Que Hunter se sinta à vontade para admitir isso por escrito é um sinal claro de que os psicodélicos deixaram de ser tabu. Se o fez no best seller, é porque a neurociência e outro livro muito vendido, “Como Mudar sua Mente”, de Michael Pollan, tinham aberto o caminho para tornar público a renascimento psicodélico.
Caso tivesse sido detido nos EUA com uma das substâncias, Hunter poderia ser condenado a 5 ou 10 anos de prisão. Mas ele não correu tal risco por ter procurado tratamento numa clínica do México, onde a droga 5-MeO-DMT não é regulamentada.
A primeira terapia foi com ibogaína, composto obtido da casca da raiz de uma planta africana, a Tabernanthe iboga. Sob o efeito onírico da droga, que pode durar várias horas, Hunter viu sua vida passar como se fosse uma apresentação de slides.
Depois, como parte do processo de cura que lhe propiciou mais de um ano de abstinência, o filho do presidente fumou 5-MeO-DMT, obtida da secreção das glândulas do sapo-do-deserto-de-sonora (Bufo alvarius, ou Incilius alvarius). A viagem dura 10 ou 15 minutos, mas já foi descrita por Pollan como decolar atado ao lado de fora de um foguete.
“Sei que soa maluco”, escreve Hunter na autobiografia. “No entanto, o que quer que [a droga] tenha feito ou não, a experiência destravou sentimentos e feridas que eu tinha enterrado fundo por tempo demais. Serviu como um bálsamo.”
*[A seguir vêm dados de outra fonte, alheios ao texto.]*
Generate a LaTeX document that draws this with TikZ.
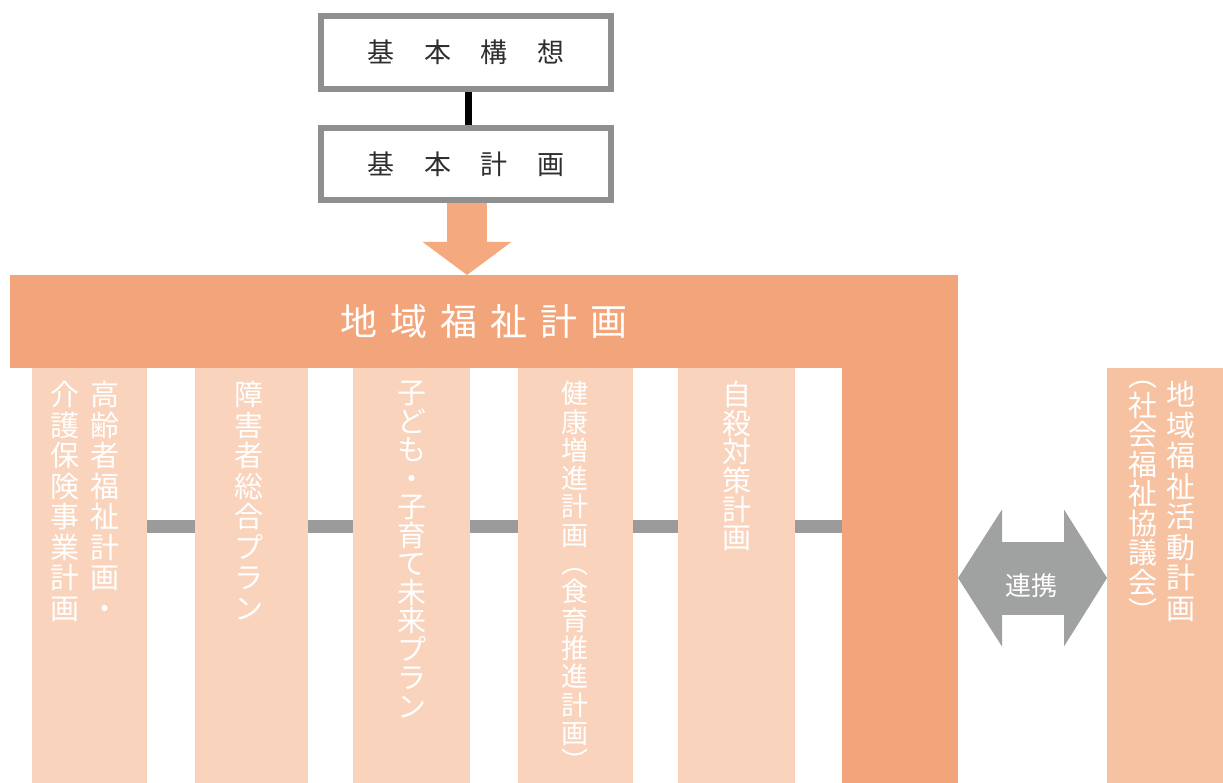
\documentclass[tikz,border=0pt]{standalone}
\usepackage{fontspec}
\newfontfamily\jp{Noto Sans CJK JP}
\usetikzlibrary{arrows.meta}
\definecolor{mainor}{HTML}{F2A57A}
\definecolor{arrowor}{HTML}{F4A97E}
\definecolor{colpeach}{HTML}{F9D3BC}
\definecolor{rightpeach}{HTML}{F7C2A1}
\definecolor{linkgray}{HTML}{9B9B9B}
\definecolor{boxgray}{HTML}{8F8F8F}
\definecolor{arrgray}{HTML}{A0A1A1}
\definecolor{txtdark}{HTML}{2E2E2E}
\makeatletter
\newcommand\vtxt[2]{\vbox{\baselineskip=#1\lineskiplimit=-100pt\lineskip=0pt\@tfor\vt@c:=#2\do{\hbox to 1em{\hss\vt@c\hss}}}}
\makeatother
\begin{document}
\begin{tikzpicture}[x=1pt,y=-1pt,font=\jp,
  topbox/.style={draw=boxgray,line width=6pt,fill=white,minimum width=290pt,minimum height=73pt,inner sep=0pt,text=txtdark,font=\jp\fontsize{27}{27}\selectfont},
  orblock/.style={fill=mainor,inner sep=0pt,outer sep=0pt},
  colbox/.style={fill=colpeach,minimum width=115pt,minimum height=415pt,anchor=north west,inner sep=0pt,outer sep=0pt},
  vlab/.style={text=white,inner sep=0pt,anchor=north,font=\jp\fontsize{29}{29}\selectfont},
  link/.style={draw=linkgray,line width=13pt},
]
\useasboundingbox (0,0) rectangle (1223,783);
\coordinate (ly) at (0,578);
% top boxes
\node[topbox] (kousou) at (466,52.5) {基\hspace{30pt}本\hspace{30pt}構\hspace{30pt}想};
\node[topbox,minimum height=72pt] (keikaku) at (466,164) {基\hspace{30pt}本\hspace{30pt}計\hspace{30pt}画};
\draw[black,line width=7pt] ([xshift=2pt]kousou.south) -- ([xshift=2pt]keikaku.north);
% main orange frame
\node[orblock,minimum width=948pt,minimum height=93pt,text=white,font=\jp\fontsize{37}{37}\selectfont] (header) at (484,321.5)
  {地\hspace{13pt}域\hspace{13pt}福\hspace{13pt}祉\hspace{13pt}計\hspace{13pt}画};
\node[orblock,minimum width=116pt,minimum height=508pt] (vbar) at (900,529) {};
% arrow into header
\draw[arrowor,line width=40pt,-{Triangle[length=33pt,width=87pt]}] ([xshift=1pt]keikaku.south) -- ([xshift=1pt]keikaku.south |- header.north);
% columns
\node[colbox] (c1) at (32,368) {};
\node[colbox,minimum width=113pt] (c2) at (195,368) {};
\node[colbox,minimum width=117pt] (c3) at (353,368) {};
\node[colbox] (c4) at (518,368) {};
\node[colbox,minimum width=117pt] (c5) at (678,368) {};
\node[colbox,fill=rightpeach,minimum width=116pt] (rbox) at (1107,368) {};
% links
\draw[link] ([yshift=49pt]c1.east) -- ([yshift=49pt]c2.west);
\draw[link] ([yshift=49pt]c2.east) -- ([yshift=49pt]c3.west);
\draw[link] ([yshift=49pt]c3.east) -- ([yshift=49pt]c4.west);
\draw[link] ([yshift=49pt]c4.east) -- ([yshift=49pt]c5.west);
\draw[link] ([yshift=49pt]c5.east) -- ([yshift=49pt]c5.east -| vbar.west);
% labels
\node[vlab] (l1a) at ([xshift=15.5pt,yshift=-13pt]c1.north) {\vtxt{30.5pt}{高齢者福祉計画・}};
\node[vlab] (l1b) at ([xshift=-24.5pt,yshift=-13pt]c1.north) {\vtxt{30.5pt}{介護保険事業計画}};
\node[vlab] (l2) at ([xshift=-3pt,yshift=-13pt]c2.north) {\vtxt{30.5pt}{障害者総合プラン}};
\node[vlab] (l3) at ([yshift=-13pt]c3.north) {\vtxt{28.5pt}{子ども・子育て未来プラン}};
\node[vlab,font=\jp\fontsize{27}{27}\selectfont] (l4) at ([xshift=-1pt,yshift=-13pt]c4.north) {\vtxt{28.3pt}{健康増進計画︵食育推進計画︶}};
\node[vlab] (l5) at ([yshift=-13pt]c5.north) {\vtxt{28.6pt}{自殺対策計画}};
\node[vlab] (r1) at ([xshift=16pt,yshift=-13pt]rbox.north) {\vtxt{30.5pt}{地域福祉活動計画}};
\node[vlab] (r2) at ([xshift=-22pt,yshift=-13pt]rbox.north) {\vtxt{29.5pt}{︵社会福祉協議会︶}};
% double arrow
\draw[arrgray,line width=73pt,{Triangle[length=44pt,width=135pt]}-{Triangle[length=43pt,width=135pt]}] (vbar.east |- ly) -- (rbox.west |- ly);
\node[text=white,inner sep=0pt,font=\jp\fontsize{26}{26}\selectfont] (renkei) at (1031,586) {連携};
\end{tikzpicture}
\end{document}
“Foi uma experiência profunda. [O veneno do sapo] me conectou, de modo vívido e renovado, a todas as pessoas em minha vida, vivas ou mortas. Senti como se estivesse vendo toda a existência de uma vez –e como algo único.”
Não terá sido a primeira vez em que se alcança sobriedade após uma vivência transformadora que muitos descrevem como mística. A sensação de participar da unidade do cosmo é elemento recorrente em relatos de viagens psicodélicas intensas, também chamada de dissolução do ego por quem prefere evitar os subtons espiritualistas.
O elo do misticismo psicodélico com a superação da dependência química remonta às origens da própria organização Alcoólicos Anônimos, como anota Carpenter. O fundador da AA Bill Wilson chegou a experimentar LSD, em 1956, e a recomendá-lo para frequentadores por seu poder de desencadear transformações espirituais favorecedoras da abstinência.
A informação se encontra numa carta que Bill W. remeteu, em 1961, a ninguém menos que o psicólogo suíço Carl Jung. É o que conta Don Lattin (autor do ótimo livro “The Harvard Psychedelic Club”) em outra matéria de Lucid News: “Alguns de meus amigos da AA e eu tomamos o material [LSD] frequentemente e com muito proveito”, escreveu Wilson a Jung. Relatou que a droga deflagrava “grande alargamento e aprofundamento e elevação da consciência”.
O LSD teve farta distribuição como medicamento pelo laboratório suíço Sandoz nos anos 1950 e 1960, sob o nome Delysid. O ácido lisérgico foi usado contra alcoolismo e como apoio para psicoterapia, inclusive no Brasil.
Só acabou proibido nos EUA, e em seguida no mundo, depois de cair nas graças dos hippies e contestadores reunidos no vagalhão da contracultura. O renascimento dos psicodélicos para a ciência e a psiquiatria demorou quatro décadas para acontecer, e a confissão de Hunter Biden oferece indício eloquente de que parece ter voltado para ficar.